Typically, most modern startups today seek some sort of funding after they’ve been set up. While we have huge respect for companies that bootstrap, raising funds from investors has become quite common these days and often a necessity as well. But in most cases, startup founders are so involved in the process of raising funds that they forget to look at the mandatory compliances and due-diligence processes that are involved before and after fundraising. Today we’ll take a look at the pre-funding compliance checklist for startups in India.
Pre-Funding Compliance Checklist For Startups
A few things you need to keep ready before approaching investors are a well-defined business plan that talks about the business idea, the revenue model, the problem you are addressing, etc. Additionally, perform a quick check and keep all agreements between founders and other businesses handy.
Coming to the pre-funding compliance requirements for startups, you need to first know whether you are planning to raise funding from an angel investor or a group of angel investors. There are certain rules with respect to angel investment in India and you need to be sure your investor and the investment meets these criteria.
Under the SEBI (Alternative Investment Funds) Regulations, 2012 which was subsequently amended in 2013, SEBI has made the following restrictions applicable to angel funds investing in an Indian company:
i. Conditions for the company: In order to be eligible to receive angel funding, an investee company has to be within 3 years of its incorporation, not listed on the floor of a stock exchange, and should have a turnover of less than Rs. 250 million (approx. USD 4,166,667) and not be promoted by or related to an industrial group (with group turnover exceeding Rs. 3 billion (approx. USD 50,000,000)).
ii. Deal ticket size/holding period of investments: The deal ticket size is required to be between Rs. 5 million (approx. USD 83,333) and Rs. 50 million (approx. USD 833,333). Separately, it is required that an investment shall be held for a period of at least 3 years.
Additionally as mentioned above, a SEBI recognized Angel Investment Fund is also authorized to certify whether its investee companies are engaged in any innovative business.
For the purpose of this blog post, the pre-funding compliance requirements for Startups in India can be divided into 4 basic steps. They are as follows:
Step 1) Being Compliant with the Registrar of Companies (RoC)
A startup in India can raise money from investors by offering them an equity in exchange of the investment through the allotment of the shares. Under the Companies Act 2013, a private limited company can issue shares to raise funding, within and outside India, by the process of making a Preferential Allotment of Shares.

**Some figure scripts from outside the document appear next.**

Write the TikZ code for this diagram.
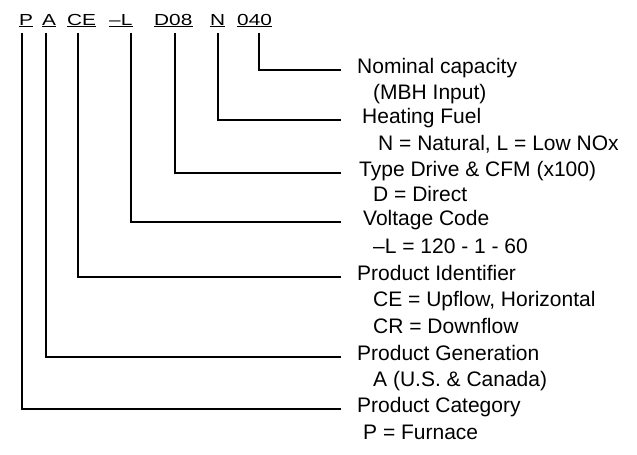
\documentclass[tikz,border=0pt]{standalone}
\usepackage{fontspec}
\setmainfont{Liberation Sans}
\usepackage{tikz}

\tikzset{
  code/.style={inner sep=0pt, anchor=base west, font=\fontsize{16}{18}\selectfont},
  heading/.style={inner sep=0pt, anchor=west, text height=0.72em, text depth=0pt,
    font=\fontsize{21}{25}\selectfont},
  detail/.style={heading},
  leader/.style={line width=1.1pt}
}

\begin{document}
\begin{tikzpicture}[x=1pt, y=-1pt]
\useasboundingbox (0,0) rectangle (637,455);

% Model number, one piece per node
\foreach \x/\name/\txt in {19/codeP/P, 42/codeA/A, 67/codeCE/CE, 109/codeL/{--L},
                           154/codeD/D08, 210/codeN/N, 237/codeCap/040} {
  \node[code] (\name) at (\x,25) {\scalebox{1.3}[1]{\txt}};
  \draw[line width=0.9pt] ([yshift=-1.5pt]\name.south west) -- ([yshift=-1.5pt]\name.south east);
}

% Descriptions on the right
\node[heading] (capacity) at (357,70)  {Nominal capacity};
\node[detail]  (capacityval) at (373,96) {(MBH Input)};
\node[heading] (fuel)     at (362,120) {Heating Fuel};
\node[detail]  (fuelval)  at (378,147) {N = Natural, L = Low NOx};
\node[heading] (drive)    at (359,173) {Type Drive \& CFM (x100)};
\node[detail]  (driveval) at (373,198) {D = Direct};
\node[heading] (voltage)  at (363,222) {Voltage Code};
\node[detail]  (voltageval) at (373,250) {--L = 120 - 1 - 60};
\node[heading] (ident)    at (357,277) {Product Identifier};
\node[detail]  (identup)  at (373,303) {CE = Upflow, Horizontal};
\node[detail]  (identdown) at (373,330) {CR = Downflow};
\node[heading] (gen)      at (357,357) {Product Generation};
\node[detail]  (genval)   at (373,383) {A (U.S. \& Canada)};
\node[heading] (cat)      at (357,409) {Product Category};
\node[detail]  (catval)   at (363,436) {P = Furnace};

% Leader lines stop short of the text
\coordinate (lineend) at (341,0);

\draw[leader] ([xshift=22pt,yshift=-8pt]codeCap.south west) |- (capacity.west -| lineend);
\draw[leader] ([xshift=8pt,yshift=-8pt]codeN.south west)    |- (fuel.west -| lineend);
\draw[leader] ([xshift=21pt,yshift=-8pt]codeD.south west)   |- (drive.west -| lineend);
\draw[leader] ([xshift=22pt,yshift=-8pt]codeL.south west)   |- (voltage.west -| lineend);
\draw[leader] ([xshift=11pt,yshift=-8pt]codeCE.south west)  |- (ident.west -| lineend);
\draw[leader] ([xshift=4pt,yshift=-8pt]codeA.south west)    |- (gen.west -| lineend);
\draw[leader] ([xshift=3pt,yshift=-8pt]codeP.south west)    |- (cat.west -| lineend);
\end{tikzpicture}
\end{document}
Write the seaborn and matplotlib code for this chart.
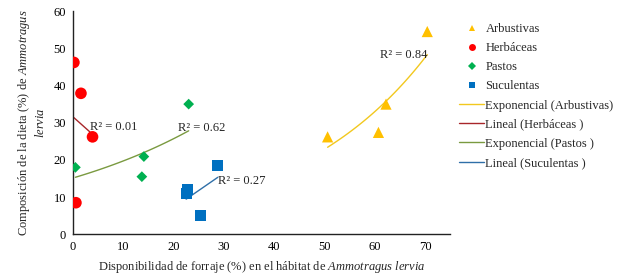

Preferential Allotment is the process by which allotment of shares/securities is done on a preferential basis to a select group of investors. These group of investors can be angel, seed investors or venture capitalists looking to have a strategic stake in your company.
Preferential Allotment of Shares is governed under the provisions of Section 62(1)(c) of Companies Act, 2013 and Associated Rule 13 of Companies (Issue of Share Capital and Debentures) Rules, 2014.
The issuance of shares under this method should be authorized by the Articles of Association (AoA) of the company. The allotment of shares should also be authorized by a special resolution, and the price of such shares should be determined by the company valuation report of a registered valuer. So, make sure you have the necessary provision in your Articles of Association.
NOTE: For the purpose of this blog post, the Issue of Shares or Securities means equity shares, fully or partially convertible debentures or any other securities, which would be convertible or exchanged into Equity Shares.
Step 2) Conducting a board meeting:
For the purpose of making a proposal for Preferential Allotment, a meeting of the Board of Directors of the Company needs to be conducted.
Step 3) Conducting an Extra Ordinary General Meeting:
An Extra Ordinary General Meeting needs to be conducted in order to approve the Preferential Allotment by passing a Special Resolution i.e 75% of the votes should be in favor of the resolution. The validity of the Special Resolution is for a period of 12 months and within this period the Preferential Allotment can take place at any time.
Step 4) Issuance of Offer Letters:
Once the majority of board members approves the proposal, the next step for the company is to issue offer letters to investors in specified formats. Within a period of 30 days of issuing the offer letters, a complete record of the Preferential Allotment needs to be filed with the Registrar of Companies (RoC). Only after completion of this particular step can the company be eligible for receiving money from the investors.
Compliance is a tedious and a lengthy affair. Many early businesses struggle with the multitude of compliances that are part of doing business in India. We hope that the above pre-funding compliance checklist for startups would guide you in the right direction of adhering to the legal norms as laid down by the government of India and other statutory bodies.